T&T’s housing crisis is not just persistent—it is now at a tipping point. Despite official acknowledgements, real solutions remain elusive. With over 200,000 on the Housing Development Corporation’s (HDC) waiting list and a private market unaffordable to most, homeownership has become a distant dream for working and middle-class families. This crisis requires immediate and comprehensive intervention.
Minister in the Ministry of Housing Phillip Alexander’s pledge to build 20,000 homes via public-private partnerships (PPPs) is billed as a bold measure. However, it is but a modest response to a national emergency. Without a sweeping shift in policy, planning, and political will, piecemeal initiatives will fail to stem the crisis.
T&T’s housing challenges are rooted in decades of poor planning, underinvestment, and political manipulation. Since its inception, the HDC and its predecessor, the National Housing Authority, have operated under a state-centric model focused on building and allocating housing units. But this model has proven unsustainable.
State-constructed homes are often marred by structural deficiencies, corruption allegations, and inconsistent quality control. Political interference has further eroded public confidence, with housing allocations frequently perceived as rewards for party loyalty rather than being distributed based on need or merit.
Private developers, on the other hand, have concentrated their efforts on high-income housing projects. The result is a glaring mismatch between housing supply and demand.
The proposed PPP model can be part of the solution—but only if structured carefully and implemented transparently. The Government must create clear, enforceable guidelines for affordability, unit quality, and location.
In addition, the Government must widen its definition of housing beyond construction. Housing security includes tenure, access to utilities, connectivity to schools, healthcare, and public transport. Homes must, therefore, be built as part of inclusive, resilient communities.

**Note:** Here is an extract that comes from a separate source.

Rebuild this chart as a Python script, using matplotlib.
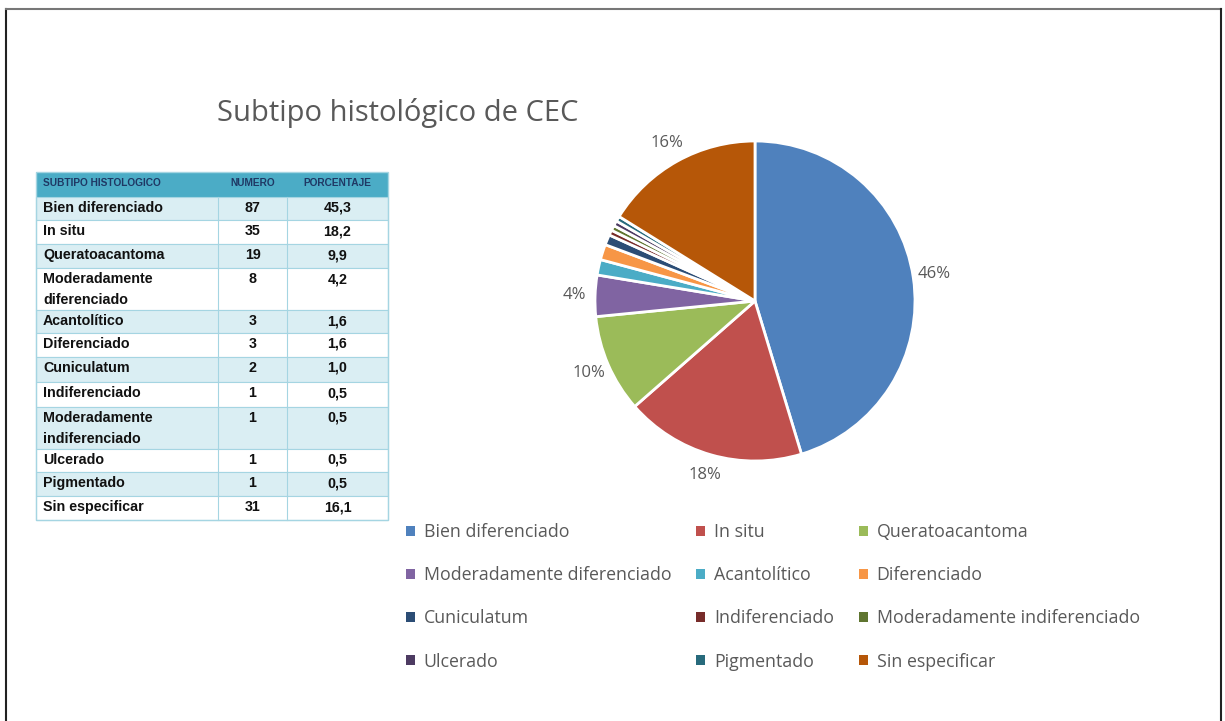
import numpy as np
import matplotlib.pyplot as plt
from matplotlib.patches import Rectangle
from matplotlib.lines import Line2D

# data
subtipos = ["Bien diferenciado", "In situ", "Queratoacantoma",
            "Moderadamente diferenciado", "Acantolítico", "Diferenciado",
            "Cuniculatum", "Indiferenciado", "Moderadamente indiferenciado",
            "Ulcerado", "Pigmentado", "Sin especificar"]
numero = [87, 35, 19, 8, 3, 3, 2, 1, 1, 1, 1, 31]
porcentaje = ["45,3", "18,2", "9,9", "4,2", "1,6", "1,6", "1,0", "0,5", "0,5", "0,5", "0,5", "16,1"]
pie_labels = ["46%", "18%", "10%", "4%", "", "", "", "", "", "", "", "16%"]
table_names = ["Bien diferenciado", "In situ", "Queratoacantoma",
               "Moderadamente\ndiferenciado", "Acantolítico", "Diferenciado",
               "Cuniculatum", "Indiferenciado", "Moderadamente\nindiferenciado",
               "Ulcerado", "Pigmentado", "Sin especificar"]
header = ["SUBTIPO HISTOLOGICO", "NUMERO", "PORCENTAJE"]

colores = ["#4F81BD", "#C0504D", "#9BBB59", "#8064A2", "#4BACC6", "#F79646",
           "#2C4D75", "#772C2A", "#5F7530", "#4D3B62", "#276A7C", "#B65708"]

W, H = 1225, 721
fig = plt.figure(figsize=(W / 100, H / 100), dpi=100)

# background axes in pixel coords (y down)
bg = fig.add_axes([0, 0, 1, 1])
bg.set_xlim(0, W)
bg.set_ylim(H, 0)
bg.axis('off')

# frame around the slide
bg.add_line(Line2D([6, 6], [9, H], color='#222222', lw=1.5))
bg.add_line(Line2D([6, 1221], [9, 9], color='#777777', lw=1.5))
bg.add_line(Line2D([1221, 1221], [9, H], color='#222222', lw=1.5))

# title
bg.text(217, 113, "Subtipo histológico de CEC", fontsize=21, color='#595959',
        family='Open Sans', va='center', ha='left')

# table
col_x = [36, 218, 287, 388]
row_y = [172, 197, 220, 244, 268, 310, 333, 357, 382, 407, 449, 472, 496, 520]
tfont = dict(fontsize=10.3, fontweight='bold', family='Liberation Sans', color='#111111')
# header
bg.add_patch(Rectangle((col_x[0], row_y[0]), col_x[3] - col_x[0], row_y[1] - row_y[0],
                       facecolor='#4BACC6', edgecolor='none'))
hx = [col_x[0] + 7, (col_x[1] + col_x[2]) / 2, (col_x[2] + col_x[3]) / 2]
for j, h in enumerate(header):
    bg.text(hx[j], (row_y[0] + row_y[1]) / 2 - 2, h, fontsize=7.3, fontweight='bold',
            color='#1F3864', family='Liberation Sans', va='center',
            ha='left' if j == 0 else 'center')
for i in range(len(table_names)):
    y0, y1 = row_y[i + 1], row_y[i + 2]
    fc = '#DAEEF3' if i % 2 == 0 else 'white'
    bg.add_patch(Rectangle((col_x[0], y0), col_x[3] - col_x[0], y1 - y0,
                           facecolor=fc, edgecolor='#A5D5E2', lw=0.8))
    for c in (col_x[1], col_x[2]):
        bg.add_line(Line2D([c, c], [y0, y1], color='#A5D5E2', lw=0.8))
    bg.text(col_x[0] + 7, y0 + 4, table_names[i], va='top', ha='left',
            linespacing=1.6, **tfont)
    bg.text(hx[1], y0 + 4, str(numero[i]), va='top', ha='center', **tfont)
    bg.text(hx[2], y0 + 4, porcentaje[i], va='top', ha='center', **tfont)
bg.add_patch(Rectangle((col_x[0], row_y[0]), col_x[3] - col_x[0], row_y[-1] - row_y[0],
                       facecolor='none', edgecolor='#A5D5E2', lw=1))

# pie
cx, cy, r, L = 755, 301, 160, 1.6
side = 2 * r * L
ax = fig.add_axes([(cx - side / 2) / W, (H - cy - side / 2) / H, side / W, side / H])
wedges, _ = ax.pie(numero, colors=colores, startangle=90, counterclock=False,
                   wedgeprops=dict(edgecolor='white', linewidth=2))
ax.set_xlim(-L, L)
ax.set_ylim(-L, L)
ax.set_aspect('equal')
ax.axis('off')

for w, lab in zip(wedges, pie_labels):
    if not lab:
        continue
    ang = np.deg2rad((w.theta1 + w.theta2) / 2)
    d = 1.13
    ax.text(d * np.cos(ang), d * np.sin(ang), lab, fontsize=12, color='#595959',
            family='Open Sans', ha='center', va='center')

# legend, filled row by row
orden = [0, 3, 6, 9, 1, 4, 7, 10, 2, 5, 8, 11]
leg = fig.legend([wedges[k] for k in orden], [subtipos[k] for k in orden],
                 ncol=3, loc='upper left', bbox_to_anchor=(390 / W, 1 - 507 / H),
                 frameon=False, handlelength=0.5, handleheight=0.5,
                 handletextpad=0.5, columnspacing=1.4, labelspacing=1.42,
                 prop={'family': 'Open Sans', 'size': 12.8})
for t in leg.get_texts():
    t.set_color('#595959')
for p in leg.get_patches():
    p.set_edgecolor('none')

fig.savefig('out.png', dpi=100)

Beyond construction, financing mechanisms must be modernised. Traditional mortgages are inaccessible to many, especially contract workers, low-income earners, and young professionals. Innovative financing schemes such as rent-to-own, shared equity, housing cooperatives, and micro-mortgages can make homeownership more attainable.
While housing shortages exist nationwide, the problem is most acute in urban centres such as Port-of-Spain, San Fernando, and Chaguanas. Years of poor urban planning have left these areas congested, expensive, and, in some cases, neglected. However, this presents an opportunity for well-planned urban renewal.
Vacant or dilapidated buildings in city centres should be rehabilitated into affordable housing through government-supported retrofitting schemes.
Simultaneously, the Government must invest in infrastructure outside major cities—roads, public transport, water, sanitation, healthcare, schools—so that rural and suburban areas become attractive and viable places to live and work. Long-term squatter regularisation, offering security of tenure and basic infrastructure to families who have occupied state land for years, often with no viable alternatives, must continue.
The HDC, as the central agency tasked with housing delivery, must also be transformed, starting with digitisation—an updated, accessible registry of applicants, housing stock, construction progress, and land allocations. The opacity of the current system breeds corruption, inefficiency, and public distrust.
Solving the housing crisis requires decisiveness and removing politics from decisions. This is about restoring dignity and stability—and delivering on the nation’s most urgent need.
The time for short-term schemes is over. What we need now is vision, commitment, and action.